Durant cette période, les débats autour des demandes d'accommodement suscitent des sentiments d'incompréhension, de méfiance et parfois de rejet envers certaines communautés religieuses. En 2006, un sondage divulgué par la firme Repère communication recherche indique que six personnes sur dix au Québec sont contre le port de signes religieux dans les écoles publiques. Aux yeux des tribunaux, par contre, les sentiments défavorables ne justifient pas de restreindre le droit à la liberté de religion. Deux ans plus tard, un sondage CROP/La Presse confirme que la majorité de la population québécoise, soit 87 %, s'oppose au port du kirpan à l’école.

Cette cause juridique hautement médiatisée est parmi les premières situations à l’origine du débat sur les accommodements raisonnables au Québec dans les années 2000. Elle conduit à des discussions sur la nécessité de clarifier les balises entourant les droits des minorités religieuses.

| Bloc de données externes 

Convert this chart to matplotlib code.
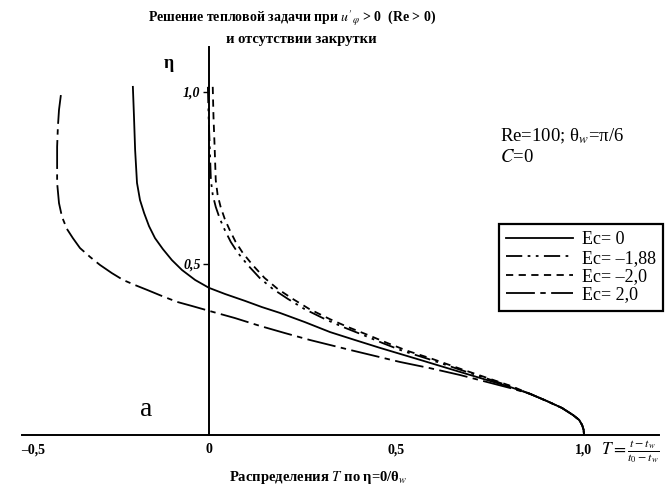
import matplotlib
matplotlib.use("Agg")
import matplotlib.pyplot as plt

plt.rcParams["font.family"] = ["Liberation Serif", "DejaVu Serif"]
plt.rcParams["mathtext.fontset"] = "stix"

# T = (t - t_w)/(t_0 - t_w) versus eta
T_ec0 = [-0.203, -0.200, -0.197, -0.192, -0.184, -0.173, -0.160, -0.144, -0.123, -0.099,
         -0.072, -0.037, 0.0, 0.043, 0.096, 0.141, 0.189, 0.256, 0.323, 0.389,
         0.456, 0.563, 0.669, 0.803, 0.856, 0.901, 0.941, 0.971, 0.987, 0.995, 0.999, 1.0]
eta_ec0 = [1.015, 0.927, 0.831, 0.735, 0.685, 0.647, 0.609, 0.574, 0.542, 0.510,
           0.481, 0.452, 0.429, 0.411, 0.391, 0.373, 0.356, 0.329, 0.300, 0.277,
           0.254, 0.219, 0.184, 0.140, 0.120, 0.099, 0.079, 0.058, 0.044, 0.029, 0.015, 0.0]

T_ec188 = [-0.003, -0.001, 0.002, 0.005, 0.010, 0.018, 0.029, 0.042, 0.058, 0.077,
           0.103, 0.135, 0.170, 0.210, 0.255, 0.309, 0.357, 0.410, 0.463, 0.517,
           0.584, 0.665, 0.801, 0.856, 0.901, 0.941, 0.971, 0.987, 0.995, 0.999, 1.0]
T_ec20m = [0.010, 0.012, 0.015, 0.018, 0.023, 0.031, 0.042, 0.055, 0.071, 0.090,
           0.116, 0.148, 0.183, 0.223, 0.268, 0.322, 0.370, 0.423, 0.476, 0.530,
           0.595, 0.673, 0.805, 0.856, 0.901, 0.941, 0.971, 0.987, 0.995, 0.999, 1.0]
eta_neg = [1.015, 0.927, 0.840, 0.743, 0.700, 0.665, 0.630, 0.598, 0.563, 0.531,
           0.496, 0.458, 0.426, 0.397, 0.367, 0.338, 0.315, 0.292, 0.268, 0.245,
           0.222, 0.192, 0.143, 0.120, 0.099, 0.079, 0.058, 0.044, 0.029, 0.015, 0.0]

T_ec20 = [-0.395, -0.400, -0.403, -0.405, -0.405, -0.405, -0.400, -0.392, -0.379, -0.363,
          -0.344, -0.317, -0.291, -0.259, -0.229, -0.197, -0.165, -0.125, -0.085, -0.045,
          0.0, 0.069, 0.136, 0.203, 0.269, 0.376, 0.509, 0.589, 0.669, 0.803,
          0.856, 0.901, 0.941, 0.971, 0.987, 0.995, 0.999, 1.0]
eta_ec20 = [0.991, 0.948, 0.898, 0.840, 0.793, 0.735, 0.676, 0.636, 0.601, 0.574,
            0.545, 0.519, 0.496, 0.472, 0.452, 0.437, 0.423, 0.405, 0.388, 0.376,
            0.362, 0.341, 0.318, 0.297, 0.277, 0.248, 0.213, 0.195, 0.175, 0.137,
            0.120, 0.099, 0.079, 0.058, 0.044, 0.029, 0.015, 0.0]

labels = ["Ec= 0", "Ec= \u20131,88", "Ec= \u20132,0", "Ec= 2,0"]
x_ticks = [-0.5, 0.0, 0.5, 1.0]
x_ticklabels = ["\u20130,5", "0", "0,5", "1,0"]
y_ticks = [0.5, 1.0]
y_ticklabels = ["0,5", "1,0"]

W, H = 666, 497
fig = plt.figure(figsize=(W / 100, H / 100), dpi=100)
ax = fig.add_axes([0, 0, 1, 1])
# pixel mapping of the original: T=0 at x=209, 375 px per unit; eta=0 at y=435, 343 px per unit
ax.set_xlim(-209 / 375, (W - 209) / 375)
ax.set_ylim(-(H - 435) / 343, 435 / 343)

lw = 1.3
ax.plot(T_ec0, eta_ec0, color="black", lw=lw, label=labels[0])
ax.plot(T_ec188, eta_neg, color="black", lw=lw, dashes=(9, 3, 1.5, 3, 1.5, 3), label=labels[1])
ax.plot(T_ec20m, eta_neg, color="black", lw=lw, dashes=(4, 3), label=labels[2])
ax.plot(T_ec20, eta_ec20, color="black", lw=lw, dashes=(16, 3, 3, 3), label=labels[3])

for side in ["top", "right"]:
    ax.spines[side].set_visible(False)
ax.spines["left"].set_position("zero")
ax.spines["bottom"].set_position("zero")
ax.spines["left"].set_bounds(0, 1.13)
ax.spines["bottom"].set_bounds(-0.5, 1.2)
ax.spines["left"].set_linewidth(1.4)
ax.spines["bottom"].set_linewidth(1.4)

ax.set_xticks(x_ticks)
ax.set_xticklabels(x_ticklabels, fontsize=10, fontweight="bold")
ax.tick_params(axis="x", length=0, pad=6)
ax.get_xticklabels()[0].set_horizontalalignment("left")
ax.set_yticks(y_ticks)
ax.set_yticklabels(y_ticklabels, fontsize=10, fontstyle="italic", fontweight="bold")
ax.tick_params(axis="y", direction="out", length=4, width=1, pad=2)

ax.text(-0.12, 1.07, "\u03b7", fontsize=13, fontweight="bold")
fig.text(601 / W, 1 - 452 / H, "$T = \\frac{t - t_w}{t_0 - t_w}$", fontsize=12.5,
         ha="left", va="center")

fig.text(292 / W, 1 - 18 / H, "Решение тепловой задачи при $u'_\\varphi$ > 0  (Re > 0)",
         fontsize=10, fontweight="bold", ha="center", va="center")
fig.text(301 / W, 1 - 40 / H, "и отсутствии закрутки",
         fontsize=10.5, fontweight="bold", ha="center", va="center")
fig.text(318 / W, 1 - 478 / H, "Распределения $T$ по \u03b7=0/\u03b8$_w$",
         fontsize=10.5, fontweight="bold", ha="center", va="center")

fig.text(500 / W, 1 - 136 / H, "Re=100; \u03b8$_w$=\u03c0/6", fontsize=13.5, ha="left", va="center")
fig.text(500 / W, 1 - 157 / H, "$C$=0", fontsize=13.5, ha="left", va="center")
fig.text(140 / W, 1 - 410 / H, "a", fontsize=20, ha="left", va="center")

leg = ax.legend(loc="upper left", bbox_to_anchor=(490 / W, 1 - 215 / H),
                prop={"size": 13},
                handlelength=3.7, handletextpad=0.5, labelspacing=0.08, borderpad=0.4,
                fancybox=False, framealpha=1, edgecolor="black")
leg.get_frame().set_linewidth(1.6)

fig.savefig("out.png", dpi=100)
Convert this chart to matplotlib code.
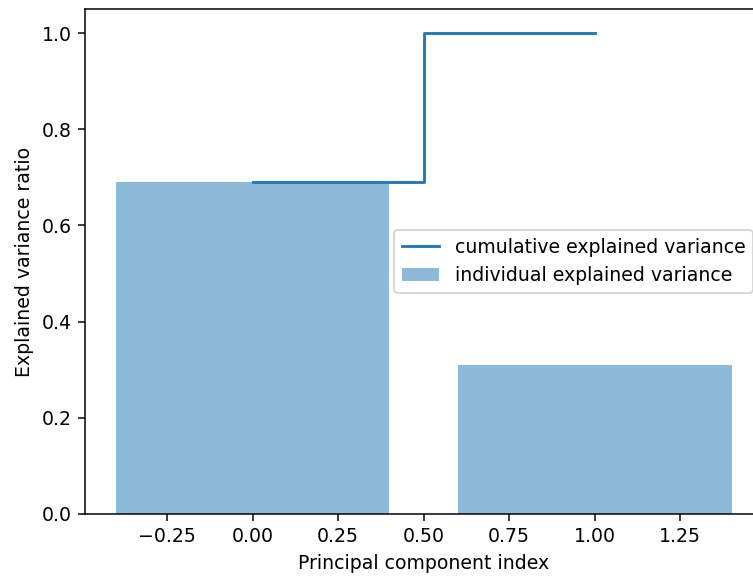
import numpy as np
import matplotlib
matplotlib.use("Agg")
import matplotlib.pyplot as plt

# Explained variance per principal component
component_index = [0, 1]
explained_variance = [0.69, 0.31]
cumulative_variance = list(np.cumsum(explained_variance))

DPI = 136
fig = plt.figure(figsize=(753 / DPI, 577 / DPI), dpi=DPI)
ax = fig.add_axes([0.1129, 0.1092, 0.8995, 0.8752])

ax.bar(component_index, explained_variance, alpha=0.5, align='center',
       label='individual explained variance')
ax.step(component_index, cumulative_variance, where='mid',
        label='cumulative explained variance')
ax.set_ylabel('Explained variance ratio')
ax.set_xlabel('Principal component index')
ax.legend(loc='center right')

fig.savefig('out.png', dpi=DPI)
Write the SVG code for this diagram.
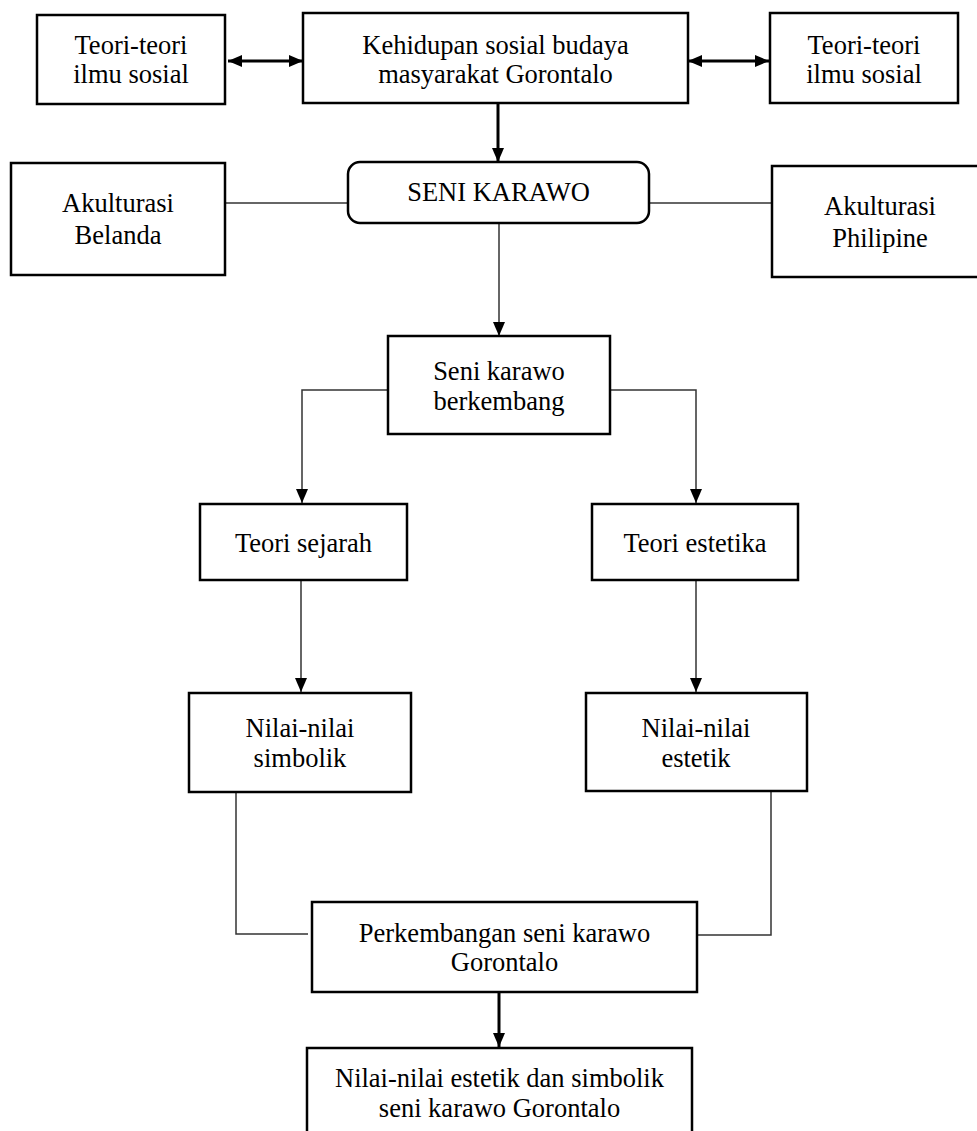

Certains voient la décision de la Cour suprême comme une intrusion dans les préférences laïques de la province (voir Laïcité au Québec), tandis que d'autres la perçoivent comme une affirmation des valeurs de tolérance et de diversité. En 2007, le gouvernement québécois met ainsi en place une commission d'enquête, la Commission Bouchard-Taylor, chargée d'examiner la question des accommodements raisonnables et de formuler des recommandations. Les travaux de cette commission influencent les débats politiques subséquents et contribuent à l'élaboration de la Charte des valeurs québécoises et de la loi 21.

Depuis 2007, la question des accommodements raisonnables et de la laïcité dans les écoles continue de faire l'objet de débats et d'ajustements politiques au Québec, et elle reste un sujet important dans le paysage sociopolitique de la province.